We are looking at Luke’s version of what we traditionally call the Lord’s Prayer. The form we are most used to is found in Matthew, but Luke’s gospel may contain the earliest form. Its simplicity may make it more ideal for examining how this prayer can help us experience God’s presence. In the first blog of this series, we saw how an Aramaic word abba was behind the word translated “Father”. It was a word that pointed toward intimacy, trust, and love. This is highlighted further in the next two phrases of the prayer: “Hallowed be your name. Your kingdom come.”

Unless one is at home in the Christian tradition, these phrases may sound strange–even off-putting. I believe that both of these phrases carried the same meaning. And that meaning is “May your purpose in creation be achieved.” It is a prayer that what God began in creation would be completed.

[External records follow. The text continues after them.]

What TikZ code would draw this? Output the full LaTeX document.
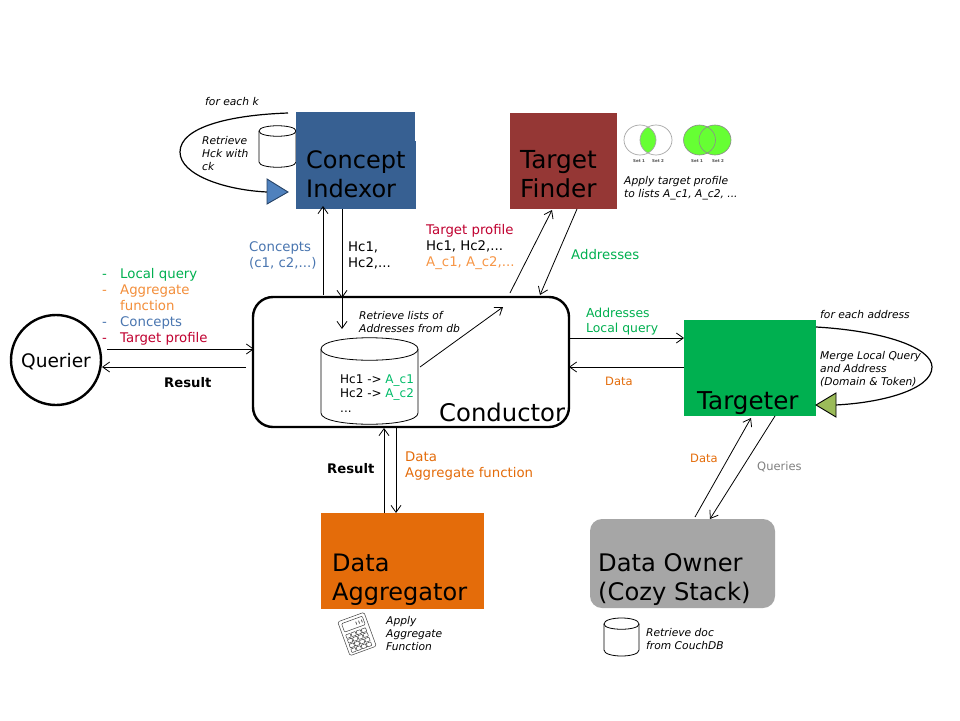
\documentclass[tikz,border=0pt]{standalone}
\usepackage{fontspec}
\setmainfont{DejaVu Sans}
\usetikzlibrary{arrows.meta,calc}
\definecolor{cblue}{HTML}{376092}
\definecolor{cred}{HTML}{953735}
\definecolor{cgreen}{HTML}{00B050}
\definecolor{corange}{HTML}{E46C0A}
\definecolor{cgray}{HTML}{A6A6A6}
\definecolor{lblblue}{HTML}{4A76B0}
\definecolor{lblred}{HTML}{C00030}
\definecolor{lblorange}{HTML}{F79646}
\definecolor{lblgray}{HTML}{808080}
\definecolor{venn}{HTML}{66FF33}
\definecolor{triblue}{HTML}{4F81BD}
\definecolor{triolive}{HTML}{9BBB59}
\tikzset{
  arr/.style={draw=black,line width=0.8pt,-{Straight Barb[length=7pt,width=10pt,line width=0.8pt]}},
  loopline/.style={draw=black,line width=1.2pt},
  bx/.style={draw=none,inner sep=0pt,outer sep=0pt},
  title/.style={inner sep=0pt,anchor=base west,align=left,font=\fontsize{24}{29}\selectfont},
  lbl/.style={inner sep=0pt,anchor=base west,align=left,font=\fontsize{13.3}{16}\selectfont},
  note/.style={inner sep=0pt,anchor=base west,align=left,font=\fontsize{10.7}{12.9}\selectfont\itshape},
  bold/.style={inner sep=0pt,anchor=base west,font=\fontsize{13.2}{15}\selectfont\bfseries},
  setlbl/.style={inner sep=0pt,font=\fontsize{4}{5}\selectfont\bfseries,text=black!70},
  cyl/.style={draw=black,line width=0.8pt,fill=white},
  vennline/.style={draw=black!35,line width=0.7pt},
}
\begin{document}
\begin{tikzpicture}[x=1pt,y=-1pt]
\useasboundingbox (0,0) rectangle (960,720);
\fill[white] (0,0) rectangle (960,720);

% small cylinder beside the concept indexor
\draw[cyl] (259,131) -- (259,162) .. controls (259,169) and (296,169) .. (296,162) -- (296,131)
  .. controls (296,124) and (259,124) .. (259,131) -- cycle;
\draw[cyl] (259,131) .. controls (259,138) and (296,138) .. (296,131);

% main boxes
\node[bx,fill=cblue,minimum width=119pt,minimum height=97pt] (indexor) at (355.5,160.5) {};
\fill[cblue] (415,141) rectangle (416,209);
\node[bx,fill=cred,minimum width=107pt,minimum height=96pt] (finder) at (563.5,161) {};
\node[bx,fill=cgreen,minimum width=132pt,minimum height=96pt] (targeter) at (750,368) {};
\node[bx,fill=corange,minimum width=163pt,minimum height=96pt] (aggregator) at (402.5,561) {};
\node[bx,fill=cgray,rounded corners=12pt,minimum width=185pt,minimum height=89pt] (owner) at (682.5,563.5) {};
\node[draw=black,line width=2.4pt,fill=white,rounded corners=20pt,inner sep=0pt,outer sep=0pt,minimum width=316pt,minimum height=130pt] (conductor) at (411,362) {};
\node[draw=black,line width=2.4pt,fill=white,circle,inner sep=0pt,outer sep=0pt,minimum size=90pt] (querier) at (56,360) {};

% box titles
\node[title] (tIndexor) at (306,197) {Concept\\Indexor};
\node[title,font=\fontsize{24.8}{29}\selectfont] (tFinder) at (520,197.5) {Target\\Finder};
\node[title,font=\fontsize{24.6}{29}\selectfont] (tTargeter) at (697,409) {Targeter};
\node[title] (tAggregator) at (332,600) {Data\\Aggregator};
\node[title,font=\fontsize{24.2}{29}\selectfont] (tOwner) at (598,600) {Data Owner\\(Cozy Stack)};
\node[title,font=\fontsize{24.3}{29}\selectfont] (tConductor) at (439,421) {Conductor};
\node[inner sep=0pt,anchor=base,font=\fontsize{18.6}{22}\selectfont] (tQuerier) at (56,367) {Querier};

% database in conductor
\draw[cyl] (321,349) -- (321,413) .. controls (321,428) and (418,428) .. (418,413) -- (418,349)
  .. controls (418,334) and (321,334) .. (321,349) -- cycle;
\draw[cyl] (321,349) .. controls (321,364) and (418,364) .. (418,349);
\coordinate (dbOut) at (420,367);
\node[lbl,font=\fontsize{12}{14.4}\selectfont] (dbText) at (340,412) {Hc1 -> \textcolor{cgreen!85!cyan}{A\_c1}\\Hc2 -> \textcolor{cgreen!85!cyan}{A\_c2}\\...};

% self loops
\draw[loopline] ($(indexor.north west)+(-8,1)$) .. controls (230,115) and (180,127) .. (180,152)
  .. controls (180,175) and (225,190) .. (267,192);
\draw[draw=cblue!70!black,line width=0.9pt,fill=triblue] (267,179) -- (288,192) -- (267,204) -- cycle;
\draw[loopline] ($(targeter.north east)+(0,7)$) .. controls (885,331) and (932,348) .. (932,367)
  .. controls (932,390) and (880,403) .. (835,405);
\draw[draw=black,line width=0.9pt,fill=triolive] (816,405) -- (836,393) -- (836,417) -- cycle;

% connectors
\draw[arr] ($(conductor.north west)+(70,-2)$) -- ($(indexor.south west)+(27,-3)$);
\draw[arr] ($(indexor.south west)+(46,0)$) -- ($(conductor.north west)+(89,1)$);
\draw[arr] ($(conductor.north west)+(89,0)$) -- ($(conductor.north west)+(89,32)$);
\draw[arr] ($(conductor.north west)+(257,-4)$) -- ($(finder.south west)+(42,1)$);
\draw[arr] ($(finder.south west)+(67,0)$) -- ($(conductor.north west)+(287,-2)$);
\draw[arr] (dbOut) -- ($(conductor.north west)+(250,10)$);
\draw[arr] ($(querier.east)+(6,-11)$) -- ($(conductor.west)+(1,-13)$);
\draw[arr] ($(conductor.west)+(-7,5)$) -- ($(querier.east)+(1,7)$);
\draw[arr] ($(conductor.north east)+(0,41)$) -- ($(targeter.north west)+(0,18)$);
\draw[arr] ($(targeter.north west)+(0,47)$) -- ($(conductor.north east)+(0,70)$);
\draw[arr] ($(aggregator.north west)+(63,0)$) -- ($(conductor.south west)+(131,1)$);
\draw[arr] ($(conductor.south west)+(143,0)$) -- ($(aggregator.north west)+(75,0)$);
\draw[arr] ($(owner.north west)+(105,-2)$) -- ($(targeter.south west)+(67,2)$);
\draw[arr] ($(targeter.south west)+(91,0)$) -- ($(owner.north west)+(120,0)$);

% labels
\node[lbl,text=lblblue] (lConcepts) at (249,267) {Concepts\\(c1, c2,...)};
\node[lbl] (lHc) at (348,267) {Hc1,\\Hc2,...};
\node[lbl] (lProfile) at (426,266) {\textcolor{lblred}{Target profile}\\Hc1, Hc2,...\\\textcolor{lblorange}{A\_c1, A\_c2,...}};
\node[lbl,text=cgreen] (lAddr) at (571,259) {Addresses};
\node[lbl,text=cgreen,font=\fontsize{12.4}{15}\selectfont] (lAddrLq) at (586,332) {Addresses\\Local query};
\node[lbl,text=corange,font=\fontsize{11.5}{14}\selectfont] (lData1) at (605,385) {Data};
\node[lbl,text=corange,font=\fontsize{11.5}{14}\selectfont] (lData2) at (690,462) {Data};
\node[lbl,text=lblgray,font=\fontsize{11.5}{14}\selectfont] (lQueries) at (757,470) {Queries};
\node[lbl,text=corange] (lDataAgg) at (405,477) {Data\\Aggregate function};
\node[bold] (lRes1) at (164,387) {Result};
\node[bold] (lRes2) at (327,473) {Result};

% querier list
\node[lbl,text=cgreen] (d1) at (102,278) {-};
\node[lbl,text=cgreen] (i1) at (120,278) {Local query};
\node[lbl,text=lblorange!80!corange] (d2) at (102,294) {-};
\node[lbl,text=lblorange!80!corange] (i2) at (120,310) {Aggregate\\function};
\node[lbl,text=lblblue] (d3) at (102,326) {-};
\node[lbl,text=lblblue] (i3) at (120,326) {Concepts};
\node[lbl,text=lblred] (d4) at (102,342) {-};
\node[lbl,text=lblred] (i4) at (120,342) {Target profile};

% notes
\node[note] (n1) at (205,105) {for each k};
\node[note] (n2) at (202,170) {Retrieve\\Hck with\\ck};
\node[note] (n3) at (359,332) {Retrieve lists of\\Addresses from db};
\node[note] (n4) at (624,197) {Apply target profile\\to lists A\_c1, A\_c2, ...};
\node[note] (n5) at (820,318) {for each address};
\node[note] (n6) at (820,385) {Merge Local Query\\and Address\\(Domain \& Token)};
\node[note] (n7) at (386,650) {Apply\\Aggregate\\Function};
\node[note] (n8) at (646,649) {Retrieve doc\\from CouchDB};

% bottom cylinder
\draw[cyl] (604,624) -- (604,650) .. controls (604,658) and (639,658) .. (639,650) -- (639,624)
  .. controls (639,616) and (604,616) .. (604,624) -- cycle;
\draw[cyl] (604,624) .. controls (604,631) and (639,631) .. (639,624);

% Venn diagrams
\begin{scope}
  \clip (640,140) ellipse (16 and 15);
  \fill[venn] (656,140) ellipse (16 and 15);
\end{scope}
\draw[vennline] (640,140) ellipse (16 and 15);
\draw[vennline] (656,140) ellipse (16 and 15);
\node[setlbl] (s1) at (639,161) {Set 1};
\node[setlbl] (s2) at (658,161) {Set 2};
\fill[venn] (699.5,140) ellipse (16 and 15);
\fill[venn] (715,140) ellipse (16 and 15);
\draw[draw=black!45,line width=0.6pt] (699.5,140) ellipse (16 and 15);
\draw[draw=black!45,line width=0.6pt] (715,140) ellipse (16 and 15);
\node[setlbl] (s3) at (697,161) {Set 1};
\node[setlbl] (s4) at (718,161) {Set 2};

% calculator icon
\begin{scope}[shift={(357,634)},rotate=20,line width=0.5pt,draw=black!75]
  \draw[rounded corners=1.5pt,fill=white] (-14,-18) rectangle (14,18);
  \draw[rounded corners=1pt] (-11,-15) rectangle (11,-6);
  \foreach \yy in {-3,2,7,12} \foreach \xx in {-11,-5.5,0,5.5}
    \draw[rounded corners=0.5pt] (\xx,\yy) rectangle ++(4.6,3.8);
  \draw[line width=0.7pt] (3,-12) -- (3,-9) (6,-12) -- (6,-9) (9,-12) -- (9,-9);
\end{scope}
\end{tikzpicture}
\end{document}
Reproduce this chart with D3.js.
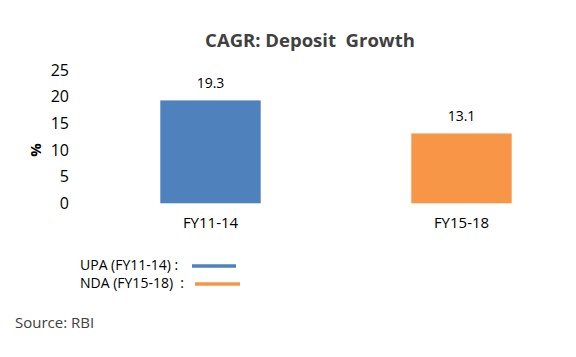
<!DOCTYPE html>
<html><head><meta charset="utf-8">
<script src="https://cdn.jsdelivr.net/npm/d3@7"></script>
<style>body{margin:0;background:#fff}svg{display:block;font-family:"Open Sans",sans-serif}</style>
</head><body><svg id="c" width="576" height="357"></svg>
<script>
const categories = ["FY11-14", "FY15-18"];
const values = [19.3, 13.1];
const colors = ["#4F81BD", "#F79646"];
const yTicks = [0, 5, 10, 15, 20, 25];
const legendLabels = ["UPA (FY11-14) :", "NDA (FY15-18)  :"];
const title = "CAGR: Deposit  Growth";
const source = "Source: RBI";

const svg = d3.select("#c");
const y = d3.scaleLinear().domain([0, 25]).range([203.3, 70]);
const x = d3.scaleBand().domain(categories).range([85, 587]).paddingInner(0.6).paddingOuter(0.3);

svg.append("text").attr("x", 310).attr("y", 47).attr("text-anchor", "middle")
  .attr("font-size", 18.5).attr("font-weight", "bold").attr("fill", "#404040")
  .style("white-space", "pre")
  .text(title);

const yAxis = d3.axisLeft(y).tickValues(yTicks).tickSize(0).tickPadding(0);
const ga = svg.append("g").attr("transform", "translate(69,0)").call(yAxis);
ga.select(".domain").remove();
ga.selectAll("text").attr("font-size", 16).attr("fill", "#000").attr("font-family", "Open Sans");

svg.append("text").attr("transform", "translate(41,150) rotate(-90)").attr("text-anchor", "middle")
  .attr("font-size", 15).attr("font-weight", "bold").attr("fill", "#000").text("%");

svg.selectAll("rect.bar").data(values).join("rect").attr("class", "bar")
  .attr("x", (d, i) => x(categories[i])).attr("width", x.bandwidth())
  .attr("y", d => y(d)).attr("height", d => y(0) - y(d))
  .attr("fill", (d, i) => colors[i]);

svg.selectAll("text.val").data(values).join("text").attr("class", "val")
  .attr("x", (d, i) => x(categories[i]) + x.bandwidth() / 2).attr("y", d => y(d) - 12)
  .attr("text-anchor", "middle").attr("font-size", 14).attr("fill", "#000")
  .text(d => d.toFixed(1));

const xAxis = d3.axisBottom(x).tickSize(0).tickPadding(0);
const gx = svg.append("g").attr("transform", "translate(0,217)").call(xAxis);
gx.select(".domain").remove();
gx.selectAll("text").attr("font-size", 15).attr("fill", "#000").attr("font-family", "Open Sans");

const lg = svg.selectAll("g.leg").data(legendLabels).join("g").attr("class", "leg")
  .attr("transform", (d, i) => `translate(80,${270 + i * 18})`);
lg.append("text").attr("font-size", 14).attr("fill", "#000").style("white-space", "pre").text(d => d);
lg.append("line").attr("x1", (d, i) => 112 + i * 3).attr("x2", (d, i) => 156 + i * 4)
  .attr("y1", -4).attr("y2", -4).attr("stroke", (d, i) => colors[i]).attr("stroke-width", 3.5);

svg.append("text").attr("x", 15).attr("y", 328).attr("font-size", 15).attr("fill", "#404040").text(source);
</script></body></html>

As the wonderful abba word focuses on the nature of God, it also helps us to understand God’s purpose. In creation, God’s desire was that God’s character would be fully revealed in all of the created order. And that character is love. God created us in love and wants us to manifest that same faithful love; to be open to the intimacy of love which can flow through all things.

Now, I am not naive about our world. Love is not yet seen in all things. Intimacy is not possible where patience, gentleness, and kindness have not yet blossomed. Nevertheless, God’s purpose still remains. If we want to join with God in fashioning the world of God’s dreams, let us pray.

The prayer might be something like this: Gracious God help us and all of creation to have spirits overflowing with your kind of love–a love that is patient and kind, unselfish and giving.

It may be that every time we pray such a prayer with sincere hearts, the world turns a little more toward love–God’s beautiful purpose.